In 1924, following the Teapot Dome corruption scandal that rocked the Warren Harding administration, a law was created that allowed the Congressional tax committees to obtain copies of anyone’s tax returns. The scope of the law has changed over the years, but it’s still very much in place—if one of the committees asks for someone’s tax returns, the Treasury Secretary is obligated to order the IRS to turn it over. That doesn’t necessarily mean the returns will be made public, but, tax historians say, that at least in theory, there’s little the administration can do to avoid such a request.
This past week, the Democratic chairman of the House Ways and Means committee, Rep. Richard Neal, made a long-anticipated official request to the IRS asking for Trump’s tax returns. The administration has not officially responded, but Republicans and Trump himself have all complained about the request, calling it politically motivated. On Friday, William Conosvoy, an attorney recently hired personally by Trump, sent a letter to Treasury urging the agency to not comply with Democrat’s request.
“The requests for his private tax information are not consistent with governing law, do not advance any proper legislative purpose, and threaten to interfere with ordinary conduct of audits,” Conosvoy wrote. “We are confident that this misguided attempt to politicize the administration of the tax laws will not succeed.”
After the 2018 elections that gave control of Congress to the Democrats, Joseph Thorndike, a tax historian, predicted to Mother Jones that Trump would try to block the release of his tax returns to Congress by arguing that they want them for political reasons or to smear him personally. But, Thorndike told Mother Jones, it probably wouldn’t be difficult to prove that Congress has some legitimate oversight purpose for wanting to see the returns.
“Presumably, [Trump will] argue this is being done out of personal animus, and not in connection with legitimate legislative responsibility,” Thorndike said. “What it really comes down to is how high a bar that is. But based on what’s in the public record already, it seems like it will not be very hard for one of the committees to establish they have good reason to take a look.”
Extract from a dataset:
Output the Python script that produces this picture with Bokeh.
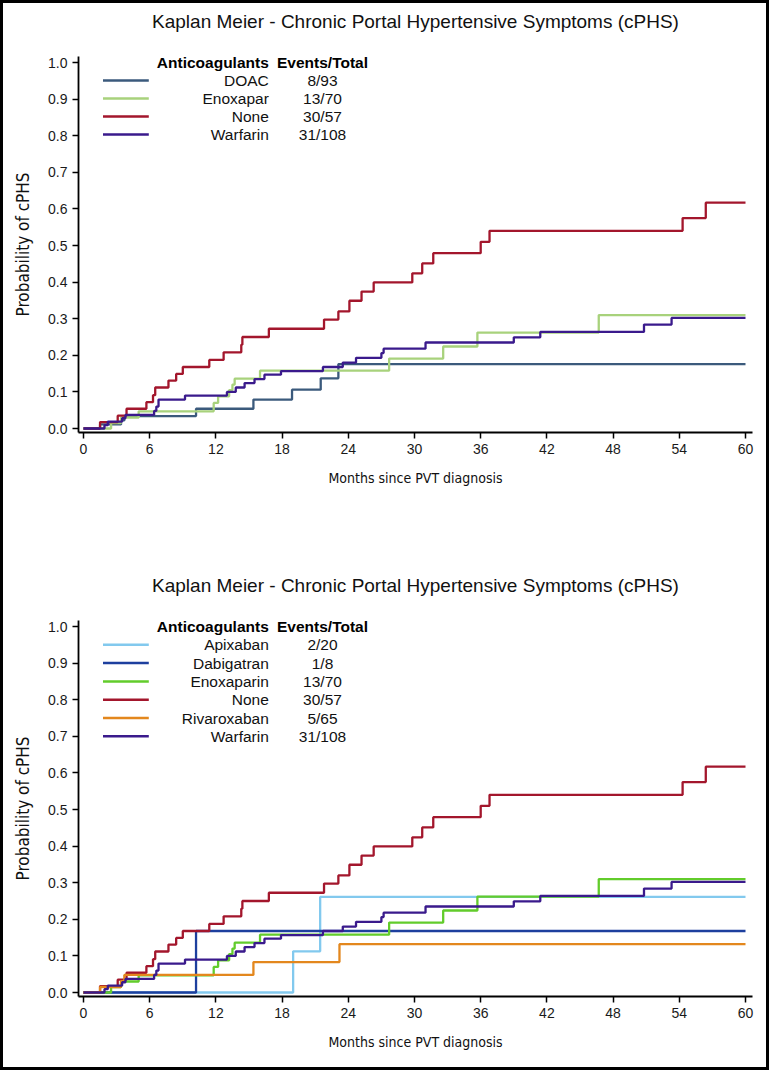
from bokeh.plotting import figure
from bokeh.layouts import column
from bokeh.models import FixedTicker, PrintfTickFormatter, Label, Title
from bokeh.embed import file_html
from bokeh.resources import INLINE

# ---------------- data ----------------
FOLLOW_UP_END = 60
X_TICKS = [0, 6, 12, 18, 24, 30, 36, 42, 48, 54, 60]
Y_TICKS = [0.0, 0.1, 0.2, 0.3, 0.4, 0.5, 0.6, 0.7, 0.8, 0.9, 1.0]

TITLE = "Kaplan Meier - Chronic Portal Hypertensive Symptoms (cPHS)"
X_LABEL = "Months since PVT diagnosis"
Y_LABEL = "Probability of cPHS"
LEGEND_HEAD = ["Anticoagulants", "Events/Total"]

doac_t = [0, 1.5, 3.4, 3.7, 10.2, 15.4, 18.9, 21.5, 23.1]
doac_p = [0, 0.011, 0.022, 0.034, 0.054, 0.079, 0.106, 0.137, 0.176]

enox_t = [0, 2.5, 3.4, 5.0, 11.8, 12.2, 13.2, 13.5, 13.7, 16.0, 27.7, 32.6, 35.7, 46.7]
enox_p = [0, 0.015, 0.030, 0.047, 0.070, 0.088, 0.105, 0.120, 0.136, 0.158, 0.191, 0.224, 0.262, 0.310]

none_t = [0, 1.5, 3.1, 3.9, 5.7, 6.3, 6.5, 7.7, 8.4, 9.0, 11.4, 12.7, 14.3, 14.4, 16.8,
          21.8, 23.1, 24.1, 25.2, 26.3, 29.8, 30.7, 31.7, 36.0, 36.8, 54.3, 56.4]
none_p = [0, 0.0175, 0.035, 0.054, 0.072, 0.091, 0.112, 0.131, 0.149, 0.168, 0.1875, 0.208, 0.229, 0.250, 0.2725,
          0.2975, 0.320, 0.349, 0.374, 0.399, 0.424, 0.451, 0.479, 0.510, 0.540, 0.575, 0.617]

warf_t = [0, 1.9, 2.2, 3.5, 3.8, 6.4, 6.6, 6.8, 9.2, 13.0, 13.8, 14.6, 15.5, 16.4, 17.9,
          21.7, 23.5, 24.7, 27.0, 27.2, 31.0, 39.0, 41.4, 50.8, 53.3]
warf_p = [0, 0.009, 0.019, 0.028, 0.037, 0.048, 0.060, 0.079, 0.090, 0.100, 0.112, 0.124, 0.135, 0.147, 0.157,
          0.168, 0.180, 0.193, 0.206, 0.218, 0.235, 0.249, 0.264, 0.284, 0.302]

apix_t = [0, 19.0, 21.45]
apix_p = [0, 0.1125, 0.261]

dabi_t = [0, 10.2]
dabi_p = [0, 0.168]

riva_t = [0, 1.5, 3.4, 3.7, 15.4, 23.2]
riva_p = [0, 0.015, 0.031, 0.048, 0.083, 0.132]

top_names = ["DOAC", "Enoxapar", "None", "Warfarin"]
top_counts = ["8/93", "13/70", "30/57", "31/108"]
top_colors = ["#3b5a7c", "#a8d27c", "#a3162c", "#3a1a8c"]
top_series = [(doac_t, doac_p), (enox_t, enox_p), (none_t, none_p), (warf_t, warf_p)]

bot_names = ["Apixaban", "Dabigatran", "Enoxaparin", "None", "Rivaroxaban", "Warfarin"]
bot_counts = ["2/20", "1/8", "13/70", "30/57", "5/65", "31/108"]
bot_colors = ["#82c9ee", "#1d3f9e", "#62cc2b", "#a3162c", "#e3871d", "#3a1a8c"]
bot_series = [(apix_t, apix_p), (dabi_t, dabi_p), (enox_t, enox_p), (none_t, none_p),
              (riva_t, riva_p), (warf_t, warf_p)]

# ---------------- layout (absolute page pixels) ----------------
PAGE_W, PAGE_H = 769, 1070
PAD = 3
ORG_X = PAD
FIG_W = PAGE_W - 2 * PAD
TOP_Y0, SPLIT_Y, BOT_Y1 = PAD, 540, PAGE_H - PAD
PX_PER_MONTH = (745 - 83) / 60.0
PX_PER_UNIT = 366.0
X0_ABS = 83
FRAME_L_ABS, FRAME_R_ABS = 78, 752

FONT = "Liberation Sans"
NARROW = "Liberation Sans Narrow, DejaVu Sans Condensed, Liberation Sans"


def make_panel(series, names, counts, colors, fig_y0, fig_y1, zero_abs, head_abs, row_step):
    h = fig_y1 - fig_y0
    frame_t = zero_abs - 372          # a little above 1.0
    frame_b = zero_abs + 4

    def dx(px):
        return (px - X0_ABS) / PX_PER_MONTH

    def dy(py):
        return (zero_abs - py) / PX_PER_UNIT

    p = figure(width=FIG_W, height=h, output_backend="svg", toolbar_location=None,
               x_range=(dx(FRAME_L_ABS), dx(FRAME_R_ABS)), y_range=(dy(frame_b), dy(frame_t)),
               min_border_left=FRAME_L_ABS - ORG_X,
               min_border_right=ORG_X + FIG_W - FRAME_R_ABS,
               min_border_top=frame_t - fig_y0,
               min_border_bottom=fig_y1 - frame_b)
    p.outline_line_color = None
    p.grid.visible = False
    p.background_fill_color = "white"
    p.border_fill_color = "white"

    p.title.text = TITLE
    p.title.align = "center"
    p.title.text_font = FONT
    p.title.text_font_size = "19px"
    p.title.text_font_style = "normal"
    p.title.text_color = "#111111"
    p.title.standoff = 0
    # blank spacer between the title and the plot area
    p.add_layout(Title(text=" ", text_font_size="2px", standoff=21), "above")

    for ax in (p.xaxis, p.yaxis):
        ax.axis_line_width = 1.8
        ax.axis_line_color = "black"
        ax.major_tick_line_width = 1.5
        ax.major_tick_line_color = "black"
        ax.major_tick_out = 6
        ax.major_tick_in = 0
        ax.minor_tick_line_color = None
        ax.major_label_text_font = FONT
        ax.major_label_text_font_size = "14px"
        ax.major_label_text_color = "#1a1a1a"
        ax.axis_label_text_font = NARROW
        ax.axis_label_text_font_style = "normal"
        ax.axis_label_text_color = "#111111"

    p.xaxis.ticker = FixedTicker(ticks=X_TICKS)
    p.yaxis.ticker = FixedTicker(ticks=Y_TICKS)
    p.yaxis.formatter = PrintfTickFormatter(format="%.1f")
    p.xaxis.major_label_standoff = 5
    p.yaxis.major_label_standoff = 5
    p.xaxis.axis_label = X_LABEL
    p.yaxis.axis_label = Y_LABEL
    p.xaxis.axis_label_text_font_size = "14px"
    p.yaxis.axis_label_text_font_size = "17px"
    p.xaxis.axis_label_standoff = 13
    p.yaxis.axis_label_standoff = 12

    for (t, pr), c in zip(series, colors):
        xs = list(t) + [FOLLOW_UP_END]
        ys = list(pr) + [pr[-1]]
        p.step(xs, ys, mode="after", line_color=c, line_width=2.3)

    # legend
    name_right = 268.3
    count_center = 322
    p.add_layout(Label(x=dx(name_right), y=dy(head_abs), text=LEGEND_HEAD[0], text_align="right",
                       text_baseline="middle", text_font=FONT, text_font_size="15.5px",
                       text_font_style="bold", text_color="black"))
    p.add_layout(Label(x=dx(count_center), y=dy(head_abs), text=LEGEND_HEAD[1], text_align="center",
                       text_baseline="middle", text_font=FONT, text_font_size="15.5px",
                       text_font_style="bold", text_color="black"))
    for i, (nm, ct, c) in enumerate(zip(names, counts, colors)):
        ry = head_abs + row_step * (i + 1)
        p.segment(x0=[dx(102.5)], y0=[dy(ry)], x1=[dx(148.3)], y1=[dy(ry)],
                  line_color=c, line_width=2.5)
        p.add_layout(Label(x=dx(name_right), y=dy(ry), text=nm, text_align="right",
                           text_baseline="middle", text_font=FONT, text_font_size="15.5px",
                           text_color="#111111"))
        p.add_layout(Label(x=dx(count_center), y=dy(ry), text=ct, text_align="center",
                           text_baseline="middle", text_font=FONT, text_font_size="15.5px",
                           text_color="#111111"))
    return p


p_top = make_panel(top_series, top_names, top_counts, top_colors,
                   TOP_Y0, SPLIT_Y, zero_abs=428, head_abs=62, row_step=18.0)
p_bot = make_panel(bot_series, bot_names, bot_counts, bot_colors,
                   SPLIT_Y, BOT_Y1, zero_abs=992, head_abs=626, row_step=18.3)

inner = column(p_top, p_bot, spacing=0, styles={"background-color": "white"})
layout = column(inner, styles={"background-color": "black", "padding": f"{PAD}px"})

open("out.html", "w").write(file_html(layout, INLINE))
Thorndike pointed to last year’s New York Times investigation into the Trump family’s handling of the estate of the president’s father—which concluded that members of the Trump family may have been committed tax fraud in an effort to avoid inheritance taxes. That’s probably enough, Thorndike said.
In his request, Neal did not cite the Times investigation, but instead structured his letter as seeking more information on how the IRS audits presidents.
Thorndike and other tax legal experts say the ensuing court battle to settle the question could take years to play out—a scenario the administration seems happy with.